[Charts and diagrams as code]
——

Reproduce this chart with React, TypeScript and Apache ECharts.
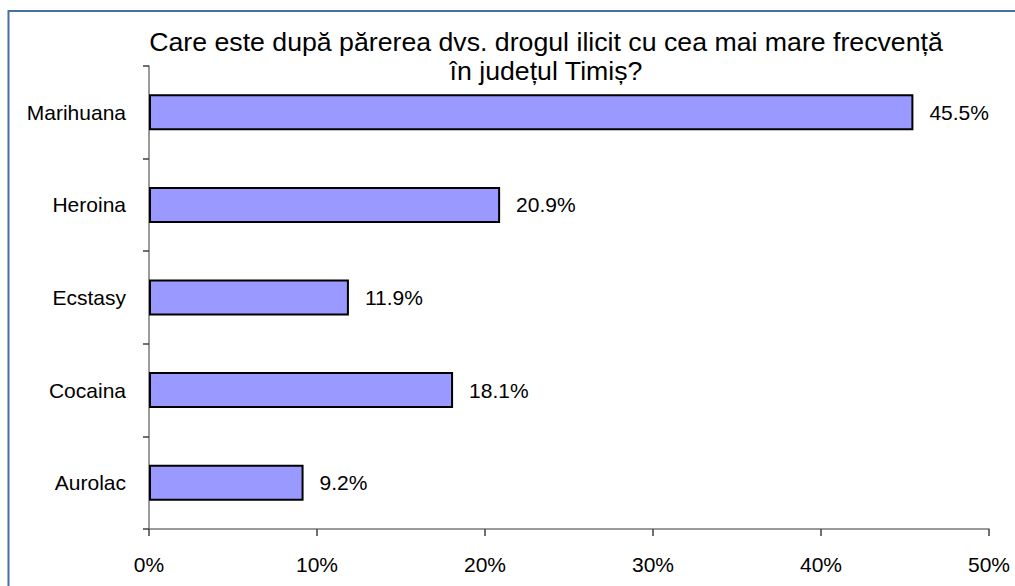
import React, { useEffect, useRef } from "react";
import * as echarts from "echarts";

const categories = ["Marihuana", "Heroina", "Ecstasy", "Cocaina", "Aurolac"];
const values = [45.5, 20.9, 11.9, 18.1, 9.2];
const titleText = "Care este după părerea dvs. drogul ilicit cu cea mai mare frecvență\nîn județul Timiș?";

const FONT = '"Liberation Sans", Arial, sans-serif';

export default function App() {
  const ref = useRef<HTMLDivElement>(null);
  useEffect(() => {
    if (!ref.current) return;
    const chart = echarts.init(ref.current, null, { renderer: "svg" });
    chart.setOption({
      animation: false,
      backgroundColor: "#ffffff",
      title: {
        text: titleText,
        left: 546,
        top: 27,
        padding: 0,
        textAlign: "center",
        textStyle: {
          fontFamily: FONT,
          fontSize: 26.7,
          fontWeight: "normal",
          color: "#000000",
          lineHeight: 29,
        },
      },
      graphic: [
        {
          type: "rect",
          shape: { x: 8.5, y: 11, width: 1200, height: 1000 },
          style: { fill: "none", stroke: "#4a6fa5", lineWidth: 2 },
          silent: true,
          z: -1,
        },
      ],
      grid: { left: 149, right: 26, top: 66, bottom: 57, containLabel: false },
      xAxis: {
        type: "value",
        min: 0,
        max: 50,
        interval: 10,
        splitLine: { show: false },
        axisLine: { show: true, lineStyle: { color: "#7a7a7a", width: 1.5 } },
        axisTick: { show: true, length: 7, lineStyle: { color: "#404040", width: 1.5 } },
        axisLabel: {
          formatter: "{value}%",
          fontFamily: FONT,
          fontSize: 21,
          color: "#000000",
          margin: 25,
        },
      },
      yAxis: {
        type: "category",
        data: categories,
        inverse: true,
        axisLine: { show: true, lineStyle: { color: "#7a7a7a", width: 1.5 } },
        axisTick: { show: true, length: 6, lineStyle: { color: "#404040", width: 1.5 } },
        axisLabel: {
          fontFamily: FONT,
          fontSize: 21,
          color: "#000000",
          margin: 23,
        },
        splitLine: { show: false },
      },
      series: [
        {
          type: "bar",
          data: values,
          barWidth: 36,
          itemStyle: { color: "#9999ff", borderColor: "#000000", borderWidth: 2 },
          label: {
            show: true,
            position: "right",
            distance: 16,
            formatter: (p: any) => p.value.toFixed(1) + "%",
            fontFamily: FONT,
            fontSize: 21,
            color: "#000000",
          },
        },
      ],
    });
    return () => chart.dispose();
  }, []);
  return (
    <div
      ref={ref}
      style={{ position: "fixed", left: 0, top: 0, width: 1015, height: 586 }}
    />
  );
}
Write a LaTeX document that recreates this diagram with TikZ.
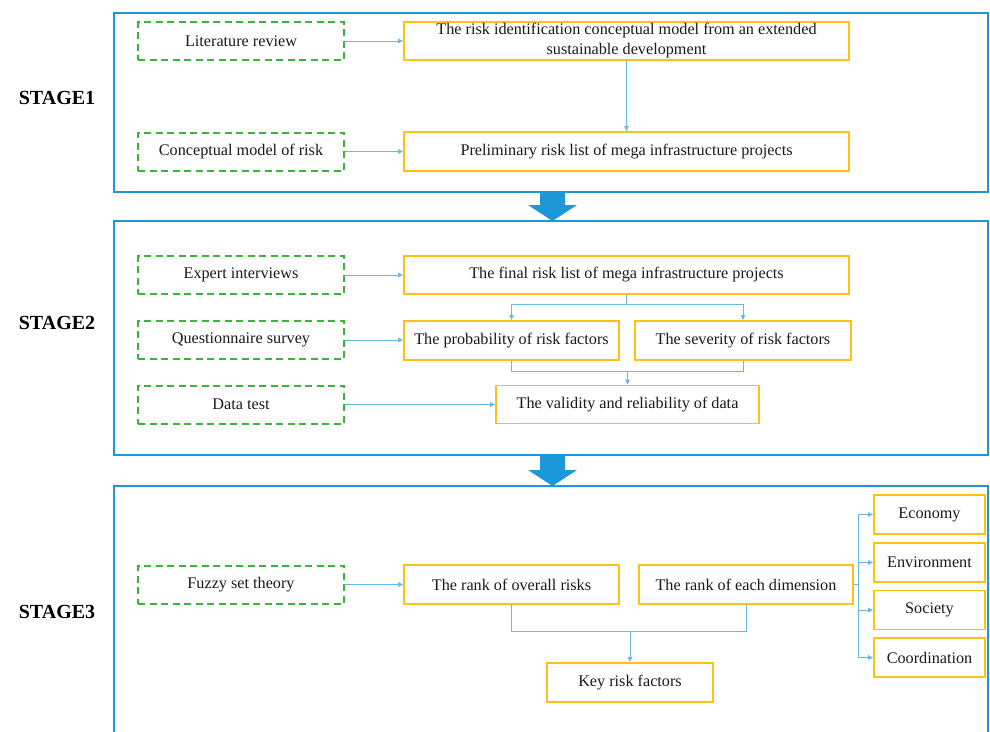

——

Keep the pictures out of your copy, and repeat every entry above exactly.

◆ **Response to the task**:
Reproduce this chart with React, TypeScript and Apache ECharts.
import React, { useEffect, useRef } from "react";
import * as echarts from "echarts";

const categories = ["Marihuana", "Heroina", "Ecstasy", "Cocaina", "Aurolac"];
const values = [45.5, 20.9, 11.9, 18.1, 9.2];
const titleText = "Care este după părerea dvs. drogul ilicit cu cea mai mare frecvență\nîn județul Timiș?";

const FONT = '"Liberation Sans", Arial, sans-serif';

export default function App() {
  const ref = useRef<HTMLDivElement>(null);
  useEffect(() => {
    if (!ref.current) return;
    const chart = echarts.init(ref.current, null, { renderer: "svg" });
    chart.setOption({
      animation: false,
      backgroundColor: "#ffffff",
      title: {
        text: titleText,
        left: 546,
        top: 27,
        padding: 0,
        textAlign: "center",
        textStyle: {
          fontFamily: FONT,
          fontSize: 26.7,
          fontWeight: "normal",
          color: "#000000",
          lineHeight: 29,
        },
      },
      graphic: [
        {
          type: "rect",
          shape: { x: 8.5, y: 11, width: 1200, height: 1000 },
          style: { fill: "none", stroke: "#4a6fa5", lineWidth: 2 },
          silent: true,
          z: -1,
        },
      ],
      grid: { left: 149, right: 26, top: 66, bottom: 57, containLabel: false },
      xAxis: {
        type: "value",
        min: 0,
        max: 50,
        interval: 10,
        splitLine: { show: false },
        axisLine: { show: true, lineStyle: { color: "#7a7a7a", width: 1.5 } },
        axisTick: { show: true, length: 7, lineStyle: { color: "#404040", width: 1.5 } },
        axisLabel: {
          formatter: "{value}%",
          fontFamily: FONT,
          fontSize: 21,
          color: "#000000",
          margin: 25,
        },
      },
      yAxis: {
        type: "category",
        data: categories,
        inverse: true,
        axisLine: { show: true, lineStyle: { color: "#7a7a7a", width: 1.5 } },
        axisTick: { show: true, length: 6, lineStyle: { color: "#404040", width: 1.5 } },
        axisLabel: {
          fontFamily: FONT,
          fontSize: 21,
          color: "#000000",
          margin: 23,
        },
        splitLine: { show: false },
      },
      series: [
        {
          type: "bar",
          data: values,
          barWidth: 36,
          itemStyle: { color: "#9999ff", borderColor: "#000000", borderWidth: 2 },
          label: {
            show: true,
            position: "right",
            distance: 16,
            formatter: (p: any) => p.value.toFixed(1) + "%",
            fontFamily: FONT,
            fontSize: 21,
            color: "#000000",
          },
        },
      ],
    });
    return () => chart.dispose();
  }, []);
  return (
    <div
      ref={ref}
      style={{ position: "fixed", left: 0, top: 0, width: 1015, height: 586 }}
    />
  );
}
Write a LaTeX document that recreates this diagram with TikZ.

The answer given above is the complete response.